**INFORMATION SUPPLIED**
□ □ □ □ □

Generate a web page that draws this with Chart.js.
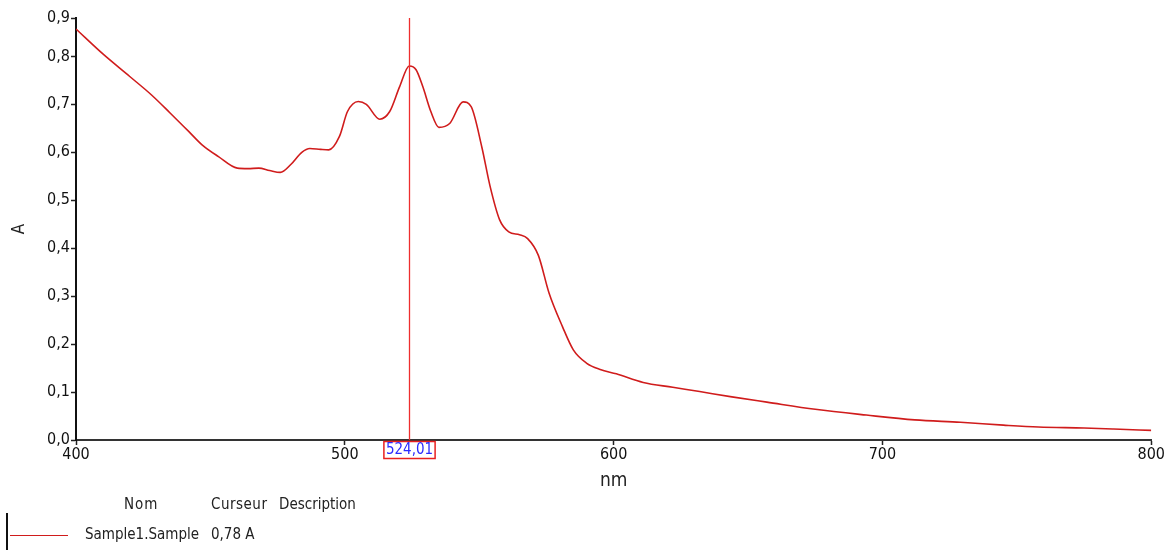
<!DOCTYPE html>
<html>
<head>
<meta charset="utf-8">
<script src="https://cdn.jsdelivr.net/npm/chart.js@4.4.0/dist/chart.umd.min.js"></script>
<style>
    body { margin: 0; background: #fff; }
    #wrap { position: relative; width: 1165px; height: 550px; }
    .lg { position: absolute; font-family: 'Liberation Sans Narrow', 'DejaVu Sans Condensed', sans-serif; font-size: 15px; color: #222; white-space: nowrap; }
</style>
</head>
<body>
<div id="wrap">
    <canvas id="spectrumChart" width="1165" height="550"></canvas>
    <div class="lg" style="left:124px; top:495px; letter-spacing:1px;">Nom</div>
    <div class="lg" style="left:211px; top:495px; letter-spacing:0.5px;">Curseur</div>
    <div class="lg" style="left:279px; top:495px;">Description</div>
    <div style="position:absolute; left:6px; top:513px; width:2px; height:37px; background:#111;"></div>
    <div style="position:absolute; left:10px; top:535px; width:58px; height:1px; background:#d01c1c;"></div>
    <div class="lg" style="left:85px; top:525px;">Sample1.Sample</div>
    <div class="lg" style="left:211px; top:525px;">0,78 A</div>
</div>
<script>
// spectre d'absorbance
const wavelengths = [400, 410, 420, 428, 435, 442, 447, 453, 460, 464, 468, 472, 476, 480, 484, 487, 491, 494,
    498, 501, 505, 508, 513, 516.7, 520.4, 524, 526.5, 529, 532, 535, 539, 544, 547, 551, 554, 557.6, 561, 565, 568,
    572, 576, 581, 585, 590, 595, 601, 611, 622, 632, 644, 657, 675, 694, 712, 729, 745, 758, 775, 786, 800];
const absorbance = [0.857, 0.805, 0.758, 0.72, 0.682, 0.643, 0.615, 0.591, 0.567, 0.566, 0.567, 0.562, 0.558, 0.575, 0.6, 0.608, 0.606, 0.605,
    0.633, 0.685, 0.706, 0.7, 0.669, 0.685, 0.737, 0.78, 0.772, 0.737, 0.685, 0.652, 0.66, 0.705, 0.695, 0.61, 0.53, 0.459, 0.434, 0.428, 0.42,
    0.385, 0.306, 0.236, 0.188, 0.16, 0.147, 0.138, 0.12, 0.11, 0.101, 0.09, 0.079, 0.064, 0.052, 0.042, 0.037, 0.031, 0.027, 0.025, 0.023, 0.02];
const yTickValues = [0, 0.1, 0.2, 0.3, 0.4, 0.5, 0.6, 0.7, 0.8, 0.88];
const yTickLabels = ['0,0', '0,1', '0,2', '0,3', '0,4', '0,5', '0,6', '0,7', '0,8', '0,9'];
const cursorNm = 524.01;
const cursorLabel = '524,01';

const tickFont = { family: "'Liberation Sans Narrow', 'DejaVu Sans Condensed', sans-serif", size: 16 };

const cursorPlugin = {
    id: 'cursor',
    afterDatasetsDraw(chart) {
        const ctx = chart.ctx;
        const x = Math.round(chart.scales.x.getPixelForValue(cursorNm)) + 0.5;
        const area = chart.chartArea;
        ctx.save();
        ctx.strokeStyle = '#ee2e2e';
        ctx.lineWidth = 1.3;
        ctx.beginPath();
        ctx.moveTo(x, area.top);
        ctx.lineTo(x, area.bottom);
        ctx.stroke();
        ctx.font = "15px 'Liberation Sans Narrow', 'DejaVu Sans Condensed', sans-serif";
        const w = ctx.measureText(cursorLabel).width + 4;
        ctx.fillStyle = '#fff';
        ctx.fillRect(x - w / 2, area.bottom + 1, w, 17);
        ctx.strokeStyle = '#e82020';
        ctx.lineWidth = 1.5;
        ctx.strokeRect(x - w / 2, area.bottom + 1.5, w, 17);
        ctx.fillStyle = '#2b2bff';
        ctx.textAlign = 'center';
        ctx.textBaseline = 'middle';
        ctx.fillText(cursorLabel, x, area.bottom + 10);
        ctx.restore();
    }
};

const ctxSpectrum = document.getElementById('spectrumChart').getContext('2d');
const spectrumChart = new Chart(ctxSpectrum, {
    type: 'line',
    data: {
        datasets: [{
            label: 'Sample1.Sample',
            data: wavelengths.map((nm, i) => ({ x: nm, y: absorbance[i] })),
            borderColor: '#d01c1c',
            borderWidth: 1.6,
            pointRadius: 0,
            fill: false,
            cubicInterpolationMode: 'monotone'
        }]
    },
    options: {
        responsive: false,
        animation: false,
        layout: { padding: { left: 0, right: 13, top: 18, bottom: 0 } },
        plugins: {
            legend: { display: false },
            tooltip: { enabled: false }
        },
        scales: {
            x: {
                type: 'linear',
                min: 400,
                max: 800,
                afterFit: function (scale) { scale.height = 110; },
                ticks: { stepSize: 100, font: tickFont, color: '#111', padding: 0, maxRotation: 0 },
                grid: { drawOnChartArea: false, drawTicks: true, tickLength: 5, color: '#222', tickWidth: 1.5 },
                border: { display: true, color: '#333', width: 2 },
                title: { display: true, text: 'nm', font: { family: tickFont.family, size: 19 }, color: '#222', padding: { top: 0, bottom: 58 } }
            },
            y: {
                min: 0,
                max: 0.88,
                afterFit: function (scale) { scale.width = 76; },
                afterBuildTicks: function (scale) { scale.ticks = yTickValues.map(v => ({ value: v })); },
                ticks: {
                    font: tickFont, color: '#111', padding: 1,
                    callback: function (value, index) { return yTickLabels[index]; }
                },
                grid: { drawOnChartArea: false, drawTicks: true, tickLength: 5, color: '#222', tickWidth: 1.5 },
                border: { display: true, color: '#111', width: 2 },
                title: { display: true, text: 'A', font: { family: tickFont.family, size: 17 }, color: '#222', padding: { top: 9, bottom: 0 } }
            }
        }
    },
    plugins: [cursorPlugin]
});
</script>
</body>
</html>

□ □ □ □ □

**DIRECTIONS**
All the lines above are to be given again exactly as they read, with the pictures removed.

**THE ANSWER**
Generate a web page that draws this with Chart.js.
<!DOCTYPE html>
<html>
<head>
<meta charset="utf-8">
<script src="https://cdn.jsdelivr.net/npm/chart.js@4.4.0/dist/chart.umd.min.js"></script>
<style>
    body { margin: 0; background: #fff; }
    #wrap { position: relative; width: 1165px; height: 550px; }
    .lg { position: absolute; font-family: 'Liberation Sans Narrow', 'DejaVu Sans Condensed', sans-serif; font-size: 15px; color: #222; white-space: nowrap; }
</style>
</head>
<body>
<div id="wrap">
    <canvas id="spectrumChart" width="1165" height="550"></canvas>
    <div class="lg" style="left:124px; top:495px; letter-spacing:1px;">Nom</div>
    <div class="lg" style="left:211px; top:495px; letter-spacing:0.5px;">Curseur</div>
    <div class="lg" style="left:279px; top:495px;">Description</div>
    <div style="position:absolute; left:6px; top:513px; width:2px; height:37px; background:#111;"></div>
    <div style="position:absolute; left:10px; top:535px; width:58px; height:1px; background:#d01c1c;"></div>
    <div class="lg" style="left:85px; top:525px;">Sample1.Sample</div>
    <div class="lg" style="left:211px; top:525px;">0,78 A</div>
</div>
<script>
// spectre d'absorbance
const wavelengths = [400, 410, 420, 428, 435, 442, 447, 453, 460, 464, 468, 472, 476, 480, 484, 487, 491, 494,
    498, 501, 505, 508, 513, 516.7, 520.4, 524, 526.5, 529, 532, 535, 539, 544, 547, 551, 554, 557.6, 561, 565, 568,
    572, 576, 581, 585, 590, 595, 601, 611, 622, 632, 644, 657, 675, 694, 712, 729, 745, 758, 775, 786, 800];
const absorbance = [0.857, 0.805, 0.758, 0.72, 0.682, 0.643, 0.615, 0.591, 0.567, 0.566, 0.567, 0.562, 0.558, 0.575, 0.6, 0.608, 0.606, 0.605,
    0.633, 0.685, 0.706, 0.7, 0.669, 0.685, 0.737, 0.78, 0.772, 0.737, 0.685, 0.652, 0.66, 0.705, 0.695, 0.61, 0.53, 0.459, 0.434, 0.428, 0.42,
    0.385, 0.306, 0.236, 0.188, 0.16, 0.147, 0.138, 0.12, 0.11, 0.101, 0.09, 0.079, 0.064, 0.052, 0.042, 0.037, 0.031, 0.027, 0.025, 0.023, 0.02];
const yTickValues = [0, 0.1, 0.2, 0.3, 0.4, 0.5, 0.6, 0.7, 0.8, 0.88];
const yTickLabels = ['0,0', '0,1', '0,2', '0,3', '0,4', '0,5', '0,6', '0,7', '0,8', '0,9'];
const cursorNm = 524.01;
const cursorLabel = '524,01';

const tickFont = { family: "'Liberation Sans Narrow', 'DejaVu Sans Condensed', sans-serif", size: 16 };

const cursorPlugin = {
    id: 'cursor',
    afterDatasetsDraw(chart) {
        const ctx = chart.ctx;
        const x = Math.round(chart.scales.x.getPixelForValue(cursorNm)) + 0.5;
        const area = chart.chartArea;
        ctx.save();
        ctx.strokeStyle = '#ee2e2e';
        ctx.lineWidth = 1.3;
        ctx.beginPath();
        ctx.moveTo(x, area.top);
        ctx.lineTo(x, area.bottom);
        ctx.stroke();
        ctx.font = "15px 'Liberation Sans Narrow', 'DejaVu Sans Condensed', sans-serif";
        const w = ctx.measureText(cursorLabel).width + 4;
        ctx.fillStyle = '#fff';
        ctx.fillRect(x - w / 2, area.bottom + 1, w, 17);
        ctx.strokeStyle = '#e82020';
        ctx.lineWidth = 1.5;
        ctx.strokeRect(x - w / 2, area.bottom + 1.5, w, 17);
        ctx.fillStyle = '#2b2bff';
        ctx.textAlign = 'center';
        ctx.textBaseline = 'middle';
        ctx.fillText(cursorLabel, x, area.bottom + 10);
        ctx.restore();
    }
};

const ctxSpectrum = document.getElementById('spectrumChart').getContext('2d');
const spectrumChart = new Chart(ctxSpectrum, {
    type: 'line',
    data: {
        datasets: [{
            label: 'Sample1.Sample',
            data: wavelengths.map((nm, i) => ({ x: nm, y: absorbance[i] })),
            borderColor: '#d01c1c',
            borderWidth: 1.6,
            pointRadius: 0,
            fill: false,
            cubicInterpolationMode: 'monotone'
        }]
    },
    options: {
        responsive: false,
        animation: false,
        layout: { padding: { left: 0, right: 13, top: 18, bottom: 0 } },
        plugins: {
            legend: { display: false },
            tooltip: { enabled: false }
        },
        scales: {
            x: {
                type: 'linear',
                min: 400,
                max: 800,
                afterFit: function (scale) { scale.height = 110; },
                ticks: { stepSize: 100, font: tickFont, color: '#111', padding: 0, maxRotation: 0 },
                grid: { drawOnChartArea: false, drawTicks: true, tickLength: 5, color: '#222', tickWidth: 1.5 },
                border: { display: true, color: '#333', width: 2 },
                title: { display: true, text: 'nm', font: { family: tickFont.family, size: 19 }, color: '#222', padding: { top: 0, bottom: 58 } }
            },
            y: {
                min: 0,
                max: 0.88,
                afterFit: function (scale) { scale.width = 76; },
                afterBuildTicks: function (scale) { scale.ticks = yTickValues.map(v => ({ value: v })); },
                ticks: {
                    font: tickFont, color: '#111', padding: 1,
                    callback: function (value, index) { return yTickLabels[index]; }
                },
                grid: { drawOnChartArea: false, drawTicks: true, tickLength: 5, color: '#222', tickWidth: 1.5 },
                border: { display: true, color: '#111', width: 2 },
                title: { display: true, text: 'A', font: { family: tickFont.family, size: 17 }, color: '#222', padding: { top: 9, bottom: 0 } }
            }
        }
    },
    plugins: [cursorPlugin]
});
</script>
</body>
</html>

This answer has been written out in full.